BCNN1: Why the Cure for Racism Resides in the Church

Racial reconciliation rests at the doorsteps of the church and can only be achieved through the gospel in action, a diverse panel of Baptist pastors said during a trailblazing discussion on the opening morning of the 2016 SBC annual meeting in St. Louis.

Southern Baptist Convention President Ronnie Floyd convened the panel, historically including National Baptist Convention USA President Jerry Young. The two have collaborated for months to put talk into action and actually achieve racial reconciliation in a racially troubled America.

“Being together here at this significant moment in America where racial disunity is occurring, and few are speaking into this discussion, it is our responsibility as the church of Jesus Christ to resound the power of the gospel and the unconditional love of Christ for all people into this conversation,” Floyd said in introducing the nine-member panel including African American, Hispanic, Anglo, American Indian and Asian pastors of varying ages.

“It is our responsibility to have this historic conversation today for our present and for our future,” Floyd said of the panel, titled “A National Conversation on Racism in America.” He called Young, a chief speaker at the event, a “dear friend.”

Days before the first anniversary of the June 17, 2015, racially motivated massacre of a pastor and eight church members at the historic Mother Emanuel African Methodist Episcopal Church in Charleston, S.C., the panel also featured in a key speaking role Marshall Blalock, pastor of Charleston’s First Baptist Church.

All members of the panel expressed a unity of vision and purpose, describing the church as the Light and Salt of the earth, and the only cure on this side of heaven for racism.

As Young put it, “Somebody needs to pass the Salt and turn on the Light.” The pastor of New Hope Baptist Church in Jackson, Miss., said racism is a sin problem that can only be solved by the people God has put in place to offer the healing salvation of the gospel.

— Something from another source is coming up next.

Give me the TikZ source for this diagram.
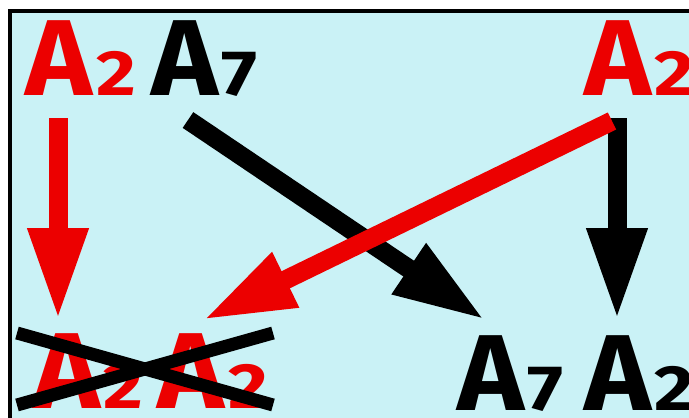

“The problem in America is a problem with the church being what God called it to be,” Young said. “The problem (is) contaminated salt, concealed light, whereby we do not express the love of Christ nor extend His light.”

Blalock referenced the “grief and grace” Charleston experienced after 21-year-old white supremacist Dylann Roof slaughtered worshippers after they welcomed him into a Bible study. That experience, Blalock said, helped white Americans understand the true pain of racism.